Product-led Growth

In 2020 and 2021 I helped lead the adoption of product led growth strategies at IBM. It was my mission to accelerate customer acquisition by blending user research, digital strategy, product design, data analysis and experimentation.

Context

  • IBM has traditionally used a sales-led approach to sell software. If you wanted to buy a new product, you talked to a salesperson.
  • Along with my product management and marketing peers, I pioneered the adoption of product-led growth strategies at IBM, where user acquisition, conversion, retention and expansion are driven by product use.
  • I led the adoption of this strategy for 4 products within the IBM Data and AI portfolio, with an annual revenue of $1 billion dollars.

Project Outcomes

  • We identified and resolved 74 issues in the marketing and trial expeirence.
  • We created a culture of experimentation, where data analytics and A/B testing is used to incrementally optimize the buyers journey.
  • We doubled the number of visitors to our marketing site and doubled engagement with the key features in our trial.
  • We developed a series of best practices, which were used to evaluate and improve the buyers journey for over 20 products across the IBM portfolio.

Start with the user in mind

I’m going to focus on the work we did for one product: IBM Planning Analytics. It is the market leader in enterprise planning and reporting, with an annual revenue of $350 million.

At the start of this project, I led a cross discipline workshop with marketing, product management, design and development.

Within the workshop, we met our trial users (in digital form) and then used a digital sticky note system (Mural) to map out their journey. This helped us identify and empathize with the key steps in the buyers journey and identify gaps, risks and opportunities.

User research

After mapping the user journey and identifying the key milestones, we used two tactics to identify issues. First, we used Jakob Nielsen’s general principles to review the user experience.

Second, we conducted a usability test with six participants, recruited from respondent.io. In this test, we asked the participants to perform a number of key tasks:

  1. Search for a financial planning and analysis solution using the first terms that come to mind
  2. Look for IBM Planning Analytics
  3. Explore the IBM Planning Analytics marketing site and talk out loud about what you see.
  4. Tell us how much it costs
  5. Start a trial and show us what you would do to evaluate the software

We also asked them to evaluate the marketing and trial experiences on a numeric scale.

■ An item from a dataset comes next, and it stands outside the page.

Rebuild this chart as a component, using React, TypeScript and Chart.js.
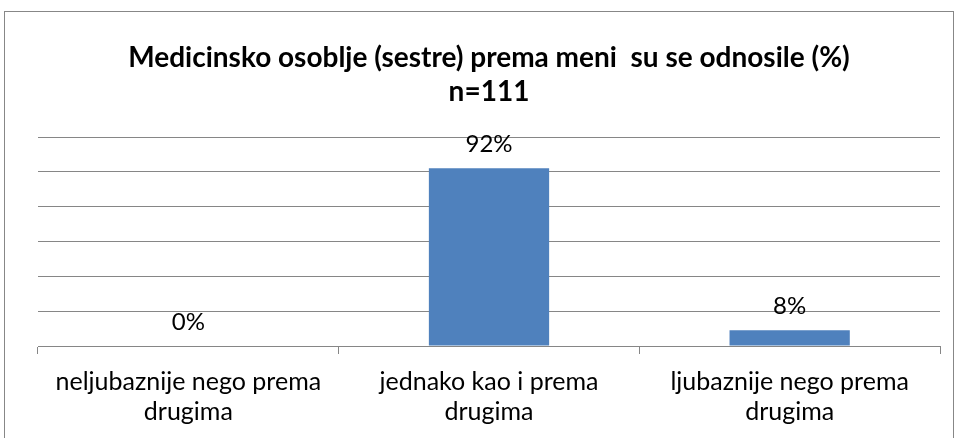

As a result of this work, we identified 74 issues within the end-to-end experience and then prioritized them by impact and feasibility. These went into github, where we could manage them and track completion.

Product led growth

In Planning Analytics I worked very closely with our data analytics lead. We developed a product led growth approach, where data was used to understand what was happening at every stage of the user journey.

  • The pages your users visit
  • What they look at (or don’t look at)
  • What features they value
  • Where they drop off in the user journey.

Over a 1 year period, we used Google Trends and ahRefs to explore search patterns on the web. We used HotJar and Optimizely to run experiments on our marketing pages. And we used Amplitude to visualize our KPI’s, analyze engagement with key features in the trial and measure the impact of our work.

These ideas were implemented in an ongoing series of two week sprints, with meetings for backlog grooming, sprint planning, stand-ups, data analysis, end-of-sprint demos and a retro. The demo was an exciting time for us, where we encourage all of the team members to share their work.

Here’s a rough outline of our sprint structure.

The adoption of product led growth strategy is a journey in itself. We’ve identified and worked through a number of challenges with the team:

  1. You need to instrument every major step along the journey. This takes time.
  2. There are often gaps in the instrumentation or errors in the data. Trust is also a major factor when looking at data.
  3. Data analysis is hard. You need to teach your team how to look at data and draw insight.
  4. At some point, you need to convert insights into action. Build, measure learn, and rebuild.
  5. It doesn’t take long to realize that some of your most cherished ideas are not so good. Over time, we’re learn to break our big ideas into small ideas so we can validate them earlier.

Samples of our work

We explored many ideas to improve the digital marketing and trial experience for IBM Planning Analytics. Here is a gallery of just some of them.

Best practices

At the start of this project, IBM Planning Analytics was one of four products chosen to improve their discover, try and buy experience. In 2021 this program was expanded to 20 different products. I helped define a series of best practices for each stage of the journey, and then led the adoption across 4 other products. These practices help guide other teams as they endeavour to improve their own customer acquisition funnel.